An anti-inflammatory injection, and anti-biotics for me to administer. As we would be moving to a sandfly infested coast, I asked if he had a Scalibor flea collar we could buy, and he started on about a new collar that brand new research indicated was far better with sandfly and fleas and ticks to boot. Here comes the hard sell thought I, but it was sandfly protection that I wanted, and Scalibor the collar Katy, our home vet, recommended. I showed the vet the flea collar Meg had to protect against fleas and ticks - "Yes, he cried with glee - that's the one. New research has shown that it's more effective against sandfly than Scalibor. You don't need a new collar!" Clearly he wasn't on a hard sell. The collar lasts for 8 months, Meg has had hers for 5 months, I bought a spare for February.
83 Euros the bill - 25 for the consultation, 18 for the anti-inflammatory and anti-biotics, and 40 for the flea, tick and sandfly collar. It seems odd that sandfly infests Spain's Mediterranean coast but not the Atlantic Coast.
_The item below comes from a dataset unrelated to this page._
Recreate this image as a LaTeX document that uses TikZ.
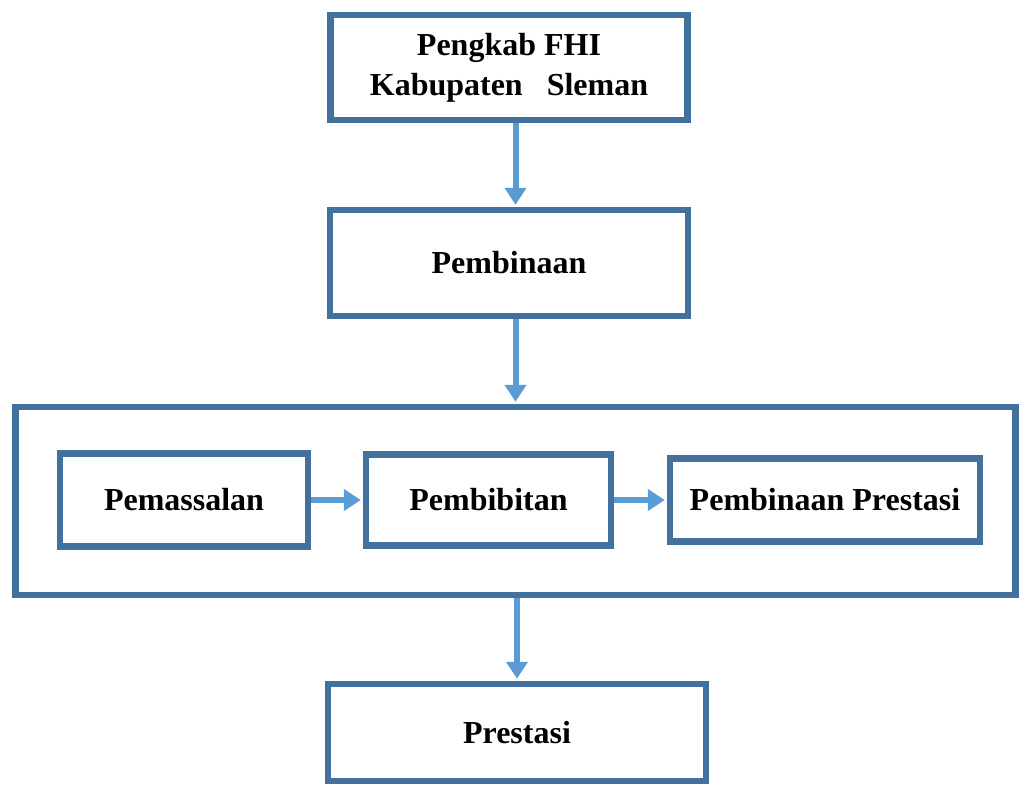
\documentclass[tikz,border=0pt]{standalone}
\usepackage{fontspec}
\setmainfont{Liberation Serif}
\usetikzlibrary{arrows.meta}
\definecolor{boxblue}{RGB}{65,113,156}
\definecolor{arrowblue}{RGB}{91,155,213}
\begin{document}
\begin{tikzpicture}[x=1pt,y=-1pt,
  box/.style={draw=boxblue,line width=6.5pt,fill=white,align=center,inner sep=0pt,
    font=\fontsize{32}{40}\selectfont\bfseries},
  flow/.style={arrowblue,line width=6pt,-{Triangle[width=21pt,length=17pt]},shorten >=2pt}]
\useasboundingbox (0,0) rectangle (1021,785);
\node(group) at (515.5,501)[box,minimum width=1000,minimum height=188] {};
\node(pengkab) at (509,67.5)[box,minimum width=357,minimum height=105] {Pengkab FHI\\Kabupaten\ \ \ Sleman};
\node(pembinaan) at (509,263)[box,minimum width=358,minimum height=106] {Pembinaan};
\node(pemassalan) at (184,500)[box,minimum width=248,minimum height=93] {Pemassalan};
\node(pembibitan) at (488.5,500)[box,minimum width=245,minimum height=91] {Pembibitan};
\node(prestasiPB) at (825,500)[box,minimum width=310,minimum height=83] {Pembinaan Prestasi};
\node(prestasi) at (517,732.5)[box,minimum width=378,minimum height=97] {Prestasi};
\draw[flow] (pengkab.south -| group.north) -- (pembinaan.north -| group.north);
\draw[flow] (pembinaan.south -| group.north) -- (group.north);
\draw[flow] (pemassalan.east) -- (pembibitan.west);
\draw[flow] (pembibitan.east) -- (prestasiPB.west);
\draw[flow] (group.south -| prestasi.north) -- (prestasi.north);
\end{tikzpicture}
\end{document}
The vet told me to return tomorrow if Meg was still limping, he'd waive the consultation fee, I'd already paid that - this would be ongoing treatment.
Meg is a border collie, they are stoic dogs. They don't keep keep a paw off the ground without very good reason. Meg wasn't fixed and I knew it.
We had planned to pack up and leave on Friday, we delayed by a day. Meg went out to pee and poo and that was it. At 5.30, and after siesta, Meg returned to the vet. Her whole wrist joint was swollen, missed because of the inflamed tendon, now back to normal. Meg has a sprained wrist - complicated by at least a dozen thorn punctures.
Rest, antibiotics for five days, anti-inflammatory for seven. Another 22 Euros, 105 in total. What on earth went on in that thorn bush with Meg and the feral cat?
Catalonia has declared independence. Quite unexpectedly we have another country flag to buy for our van.